> [Aim] In the data below, find every line with the string "Clone" and pull it out.

> [Listing]
++++++++++
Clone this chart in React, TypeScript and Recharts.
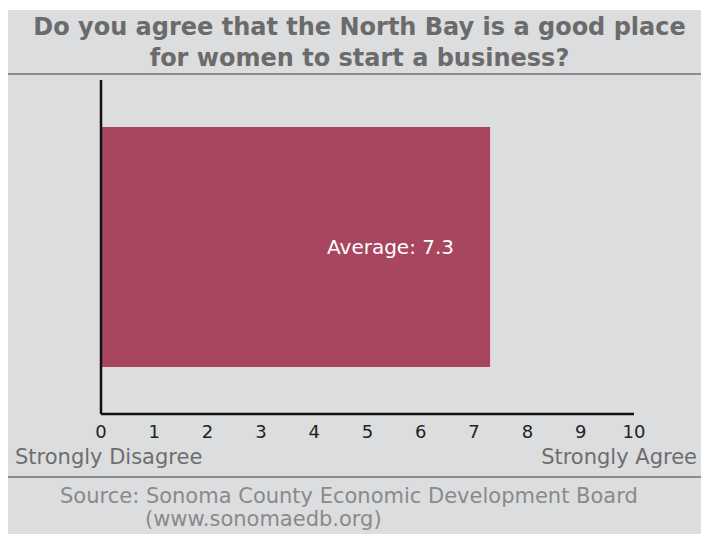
++++++++++
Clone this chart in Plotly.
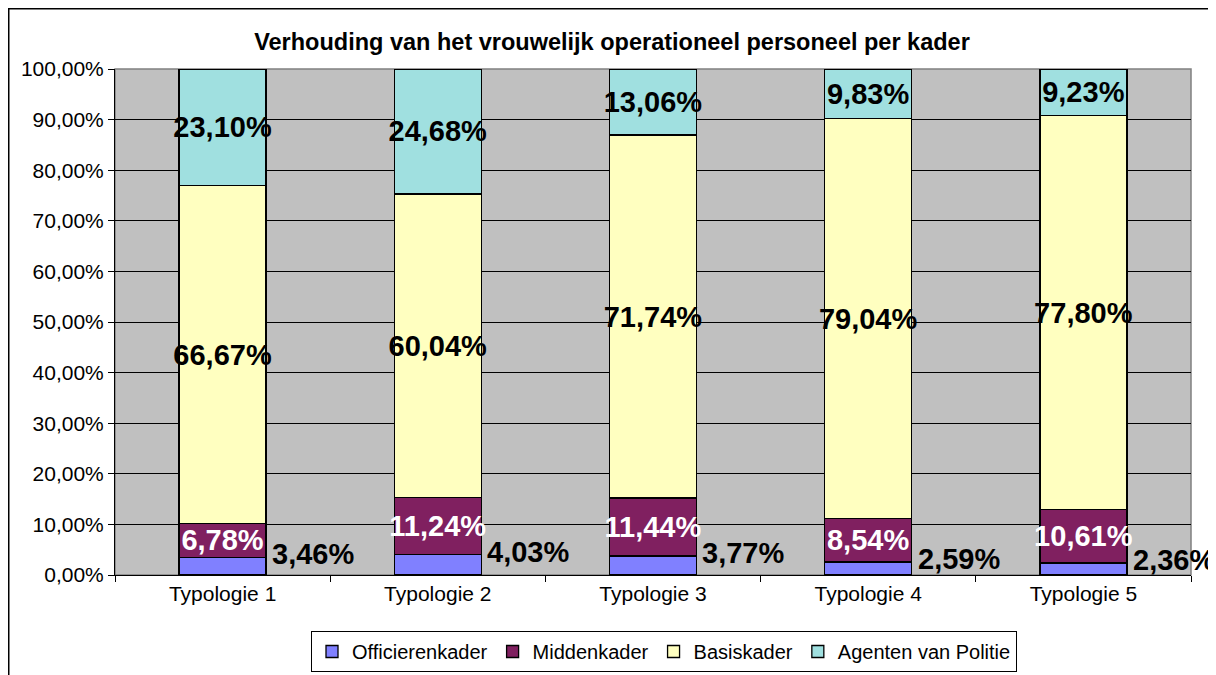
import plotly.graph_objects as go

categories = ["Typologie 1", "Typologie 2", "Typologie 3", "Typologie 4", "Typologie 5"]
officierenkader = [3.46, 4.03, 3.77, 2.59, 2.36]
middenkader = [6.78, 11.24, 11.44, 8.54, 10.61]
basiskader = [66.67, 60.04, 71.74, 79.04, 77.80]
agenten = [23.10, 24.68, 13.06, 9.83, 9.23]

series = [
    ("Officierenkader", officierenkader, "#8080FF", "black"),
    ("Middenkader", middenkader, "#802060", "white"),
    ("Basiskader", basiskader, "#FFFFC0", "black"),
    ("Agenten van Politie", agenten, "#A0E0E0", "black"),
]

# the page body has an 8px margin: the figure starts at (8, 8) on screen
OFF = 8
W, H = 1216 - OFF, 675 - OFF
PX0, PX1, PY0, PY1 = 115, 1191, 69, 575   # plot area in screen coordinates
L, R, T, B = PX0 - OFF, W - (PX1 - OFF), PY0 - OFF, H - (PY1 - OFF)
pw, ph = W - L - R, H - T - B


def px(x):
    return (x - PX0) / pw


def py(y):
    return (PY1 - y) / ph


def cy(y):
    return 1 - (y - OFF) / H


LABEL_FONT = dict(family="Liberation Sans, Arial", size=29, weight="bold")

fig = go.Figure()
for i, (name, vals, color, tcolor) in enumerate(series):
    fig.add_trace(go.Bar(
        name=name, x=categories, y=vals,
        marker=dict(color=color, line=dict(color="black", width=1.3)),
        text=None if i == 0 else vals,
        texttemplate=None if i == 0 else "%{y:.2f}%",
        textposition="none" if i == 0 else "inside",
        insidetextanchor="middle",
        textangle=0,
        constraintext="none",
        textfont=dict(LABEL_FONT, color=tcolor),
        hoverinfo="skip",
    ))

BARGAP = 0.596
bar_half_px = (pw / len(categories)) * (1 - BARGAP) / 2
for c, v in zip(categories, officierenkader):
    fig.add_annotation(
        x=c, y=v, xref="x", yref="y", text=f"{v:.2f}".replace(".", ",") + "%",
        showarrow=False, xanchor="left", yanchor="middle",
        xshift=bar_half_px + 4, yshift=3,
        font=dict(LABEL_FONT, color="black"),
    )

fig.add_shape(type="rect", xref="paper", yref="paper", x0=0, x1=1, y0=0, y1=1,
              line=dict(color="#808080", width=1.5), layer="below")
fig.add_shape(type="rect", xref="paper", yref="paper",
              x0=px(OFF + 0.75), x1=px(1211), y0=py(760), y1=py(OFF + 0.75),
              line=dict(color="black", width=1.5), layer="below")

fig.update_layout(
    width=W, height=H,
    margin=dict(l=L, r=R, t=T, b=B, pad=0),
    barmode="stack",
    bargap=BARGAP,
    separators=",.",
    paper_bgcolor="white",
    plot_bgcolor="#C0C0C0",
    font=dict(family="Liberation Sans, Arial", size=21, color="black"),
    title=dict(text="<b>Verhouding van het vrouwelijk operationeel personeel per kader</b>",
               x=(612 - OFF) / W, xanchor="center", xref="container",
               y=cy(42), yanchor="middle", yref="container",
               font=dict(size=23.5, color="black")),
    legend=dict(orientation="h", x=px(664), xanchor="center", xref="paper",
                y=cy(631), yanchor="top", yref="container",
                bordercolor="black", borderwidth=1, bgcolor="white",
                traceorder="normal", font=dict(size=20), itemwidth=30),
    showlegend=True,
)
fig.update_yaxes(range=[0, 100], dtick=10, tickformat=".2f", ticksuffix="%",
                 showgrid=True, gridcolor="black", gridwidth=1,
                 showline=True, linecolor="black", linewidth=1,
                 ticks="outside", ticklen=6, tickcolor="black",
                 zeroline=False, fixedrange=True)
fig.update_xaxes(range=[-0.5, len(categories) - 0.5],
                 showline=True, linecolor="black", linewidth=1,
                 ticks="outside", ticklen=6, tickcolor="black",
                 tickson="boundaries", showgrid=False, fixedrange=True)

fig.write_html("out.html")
++++++++++
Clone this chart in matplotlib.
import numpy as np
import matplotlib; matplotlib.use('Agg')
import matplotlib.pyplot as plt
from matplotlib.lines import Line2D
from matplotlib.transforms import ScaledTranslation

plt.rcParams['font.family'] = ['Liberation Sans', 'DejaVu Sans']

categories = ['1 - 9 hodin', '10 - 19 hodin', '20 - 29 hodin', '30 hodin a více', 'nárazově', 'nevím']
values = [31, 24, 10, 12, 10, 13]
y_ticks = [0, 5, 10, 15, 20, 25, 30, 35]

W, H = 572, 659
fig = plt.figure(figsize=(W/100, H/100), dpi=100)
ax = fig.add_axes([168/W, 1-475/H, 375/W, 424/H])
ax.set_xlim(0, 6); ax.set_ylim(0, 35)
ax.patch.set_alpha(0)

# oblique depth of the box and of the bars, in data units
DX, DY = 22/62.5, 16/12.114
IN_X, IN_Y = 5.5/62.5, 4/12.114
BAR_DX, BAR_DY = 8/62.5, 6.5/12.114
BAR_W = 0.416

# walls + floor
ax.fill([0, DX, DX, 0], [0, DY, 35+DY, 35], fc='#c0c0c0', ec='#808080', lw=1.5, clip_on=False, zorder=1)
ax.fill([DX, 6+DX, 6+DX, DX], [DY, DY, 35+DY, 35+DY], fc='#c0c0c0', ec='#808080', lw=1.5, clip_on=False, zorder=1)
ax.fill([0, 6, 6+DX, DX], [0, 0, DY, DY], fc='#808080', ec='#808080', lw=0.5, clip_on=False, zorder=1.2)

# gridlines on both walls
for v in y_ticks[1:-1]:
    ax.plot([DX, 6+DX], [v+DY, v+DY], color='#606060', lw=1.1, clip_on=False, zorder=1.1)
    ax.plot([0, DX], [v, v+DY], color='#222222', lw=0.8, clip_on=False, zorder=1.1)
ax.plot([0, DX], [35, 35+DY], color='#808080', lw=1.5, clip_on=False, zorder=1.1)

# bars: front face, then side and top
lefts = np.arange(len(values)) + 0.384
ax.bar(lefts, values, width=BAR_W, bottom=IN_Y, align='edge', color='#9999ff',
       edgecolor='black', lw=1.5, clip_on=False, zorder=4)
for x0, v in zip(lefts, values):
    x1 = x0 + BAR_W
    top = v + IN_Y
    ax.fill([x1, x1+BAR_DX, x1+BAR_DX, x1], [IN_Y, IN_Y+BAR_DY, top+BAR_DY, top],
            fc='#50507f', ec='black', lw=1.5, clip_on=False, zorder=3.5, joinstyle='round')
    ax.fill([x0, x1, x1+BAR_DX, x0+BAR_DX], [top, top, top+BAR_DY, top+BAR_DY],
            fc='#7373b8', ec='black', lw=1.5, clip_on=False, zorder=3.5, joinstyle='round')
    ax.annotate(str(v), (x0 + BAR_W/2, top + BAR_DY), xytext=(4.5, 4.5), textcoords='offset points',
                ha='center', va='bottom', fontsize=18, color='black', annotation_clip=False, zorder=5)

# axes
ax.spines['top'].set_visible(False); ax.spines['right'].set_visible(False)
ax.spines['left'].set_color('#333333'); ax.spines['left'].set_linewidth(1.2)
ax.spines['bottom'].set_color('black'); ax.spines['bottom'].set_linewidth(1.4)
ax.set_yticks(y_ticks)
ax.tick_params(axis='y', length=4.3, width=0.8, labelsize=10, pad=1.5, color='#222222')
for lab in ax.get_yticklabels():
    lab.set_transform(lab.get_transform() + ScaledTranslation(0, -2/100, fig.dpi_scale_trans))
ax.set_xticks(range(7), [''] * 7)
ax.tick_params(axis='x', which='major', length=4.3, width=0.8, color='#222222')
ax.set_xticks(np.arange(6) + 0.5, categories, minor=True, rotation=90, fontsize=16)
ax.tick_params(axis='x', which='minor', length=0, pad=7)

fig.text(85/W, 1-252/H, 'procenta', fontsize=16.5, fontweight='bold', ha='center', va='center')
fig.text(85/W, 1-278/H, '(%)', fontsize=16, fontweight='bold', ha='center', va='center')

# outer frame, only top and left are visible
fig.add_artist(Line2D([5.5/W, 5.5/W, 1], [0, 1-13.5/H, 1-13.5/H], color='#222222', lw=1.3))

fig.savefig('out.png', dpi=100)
++++++++++
> [Complete response]
Clone this chart in React, TypeScript and Recharts.
Clone this chart in Plotly.
Clone this chart in matplotlib.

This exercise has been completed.